ARM licensed a number of Hitachi's patents on aspects of the instruction design and used them to implement their Thumb instructions. ARM processors with a "T" in the name included this instruction set in addition to their original 32-bit versions, and could be switched from 32- to 16-bit mode on the fly using the BX command. When in Thumb mode, only the top eight registers of the ARM's normal sixteen registers are visible, but these are the same registers as in 32-bit mode and thus data can be passed between Thumb and normal code using those registers. Every Thumb instruction was a counterpart of a 32-bit version, so Thumb was a strict subset of the original ISA. One key difference between ARM's model and SuperH is that Thumb retains some three-operand instructions in the 16-bit format, which it accomplished by reducing the visible register file to eight, so only 3 bits are required to select a register.

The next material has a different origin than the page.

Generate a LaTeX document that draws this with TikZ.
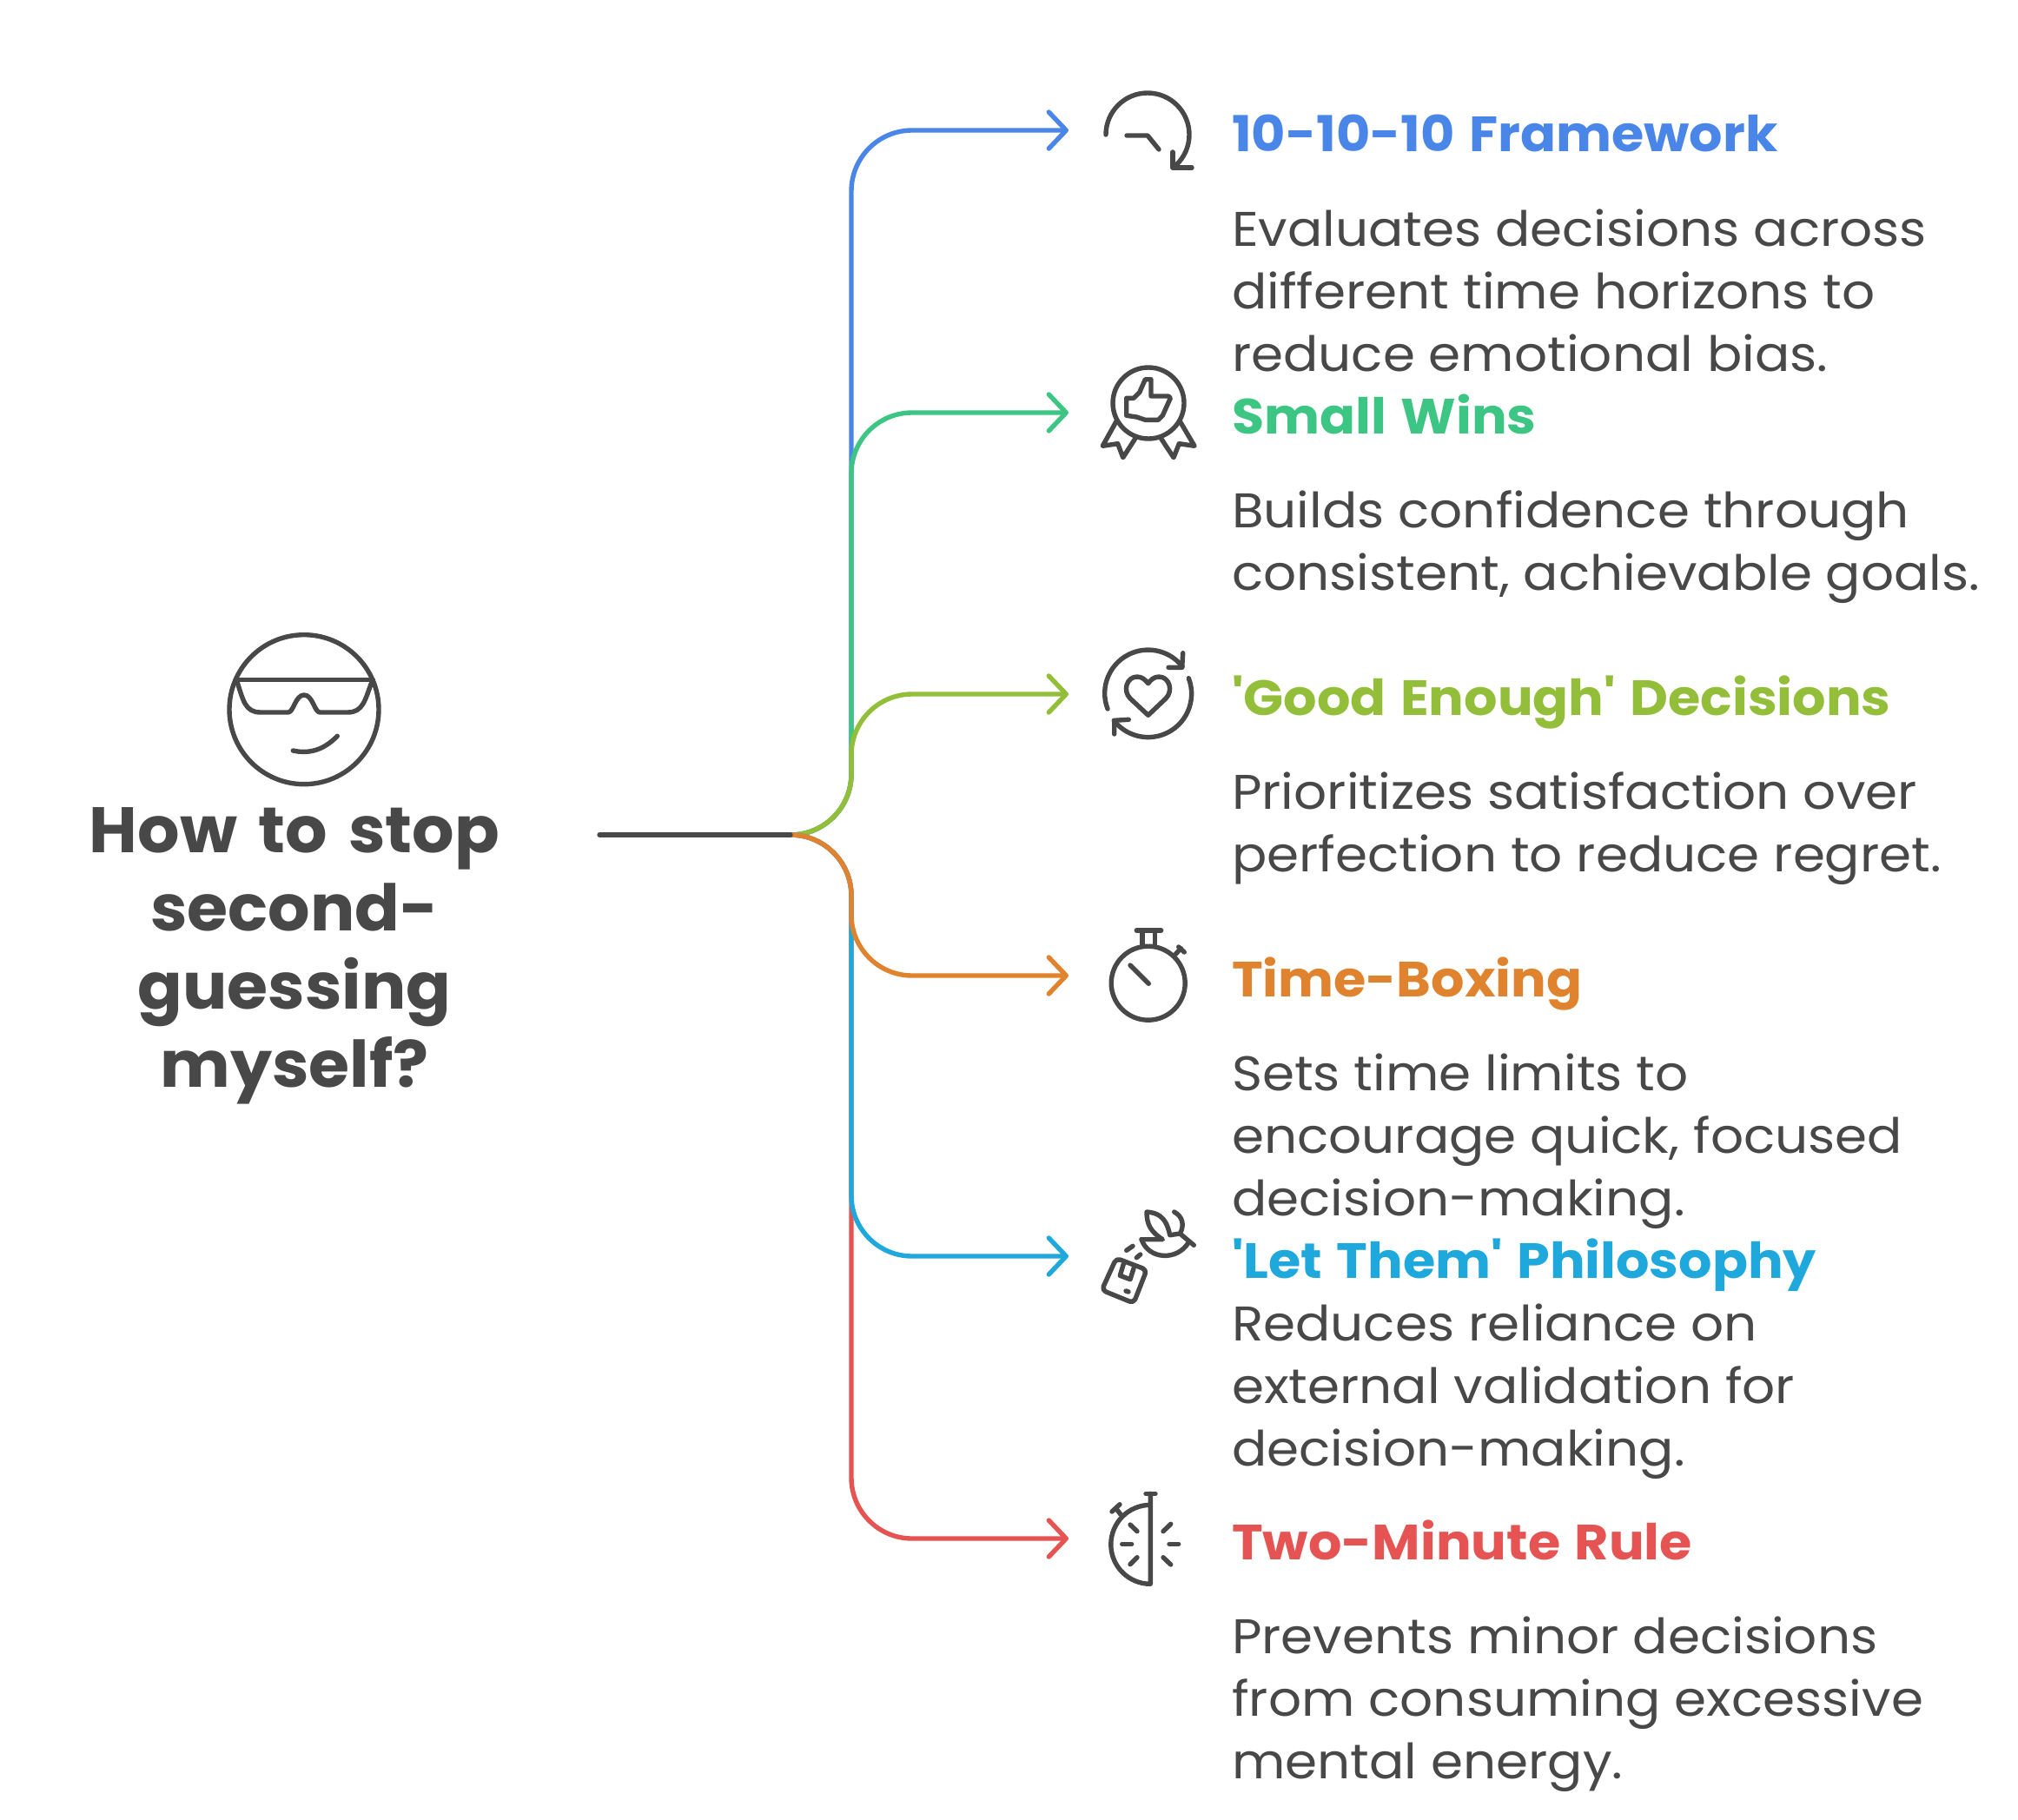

The MIPS architecture also added a similar compressed set in their MIPS16e, which is very similar to Thumb. It too allows only eight registers to be used, although these are not simply the first eight; the MIPS design uses register 0 as the zero register, so registers 0 and 1 in 16-bit mode are instead mapped onto MIPS32 registers 16 and 17. Most other details of the system are similar to Thumb. Likewise, the latest version of the Power ISA, formerly PowerPC, include the "VLE" instructions which are essentially identical. These were added at the behest of Freescale Semiconductor, whose interest in Power is mostly aimed at the embedded market.

===Modern use===
Starting around 2015, many processors have moved to a 64-bit format. These generally retained a 32-bit instruction format, while expanding the internal registers to a 64-bit format. By the original definition, these are compressed instructions, as they are smaller than the basic data word size. However, this term is not used in this context; references to compressed instructions invariably refer to 16-bit versions.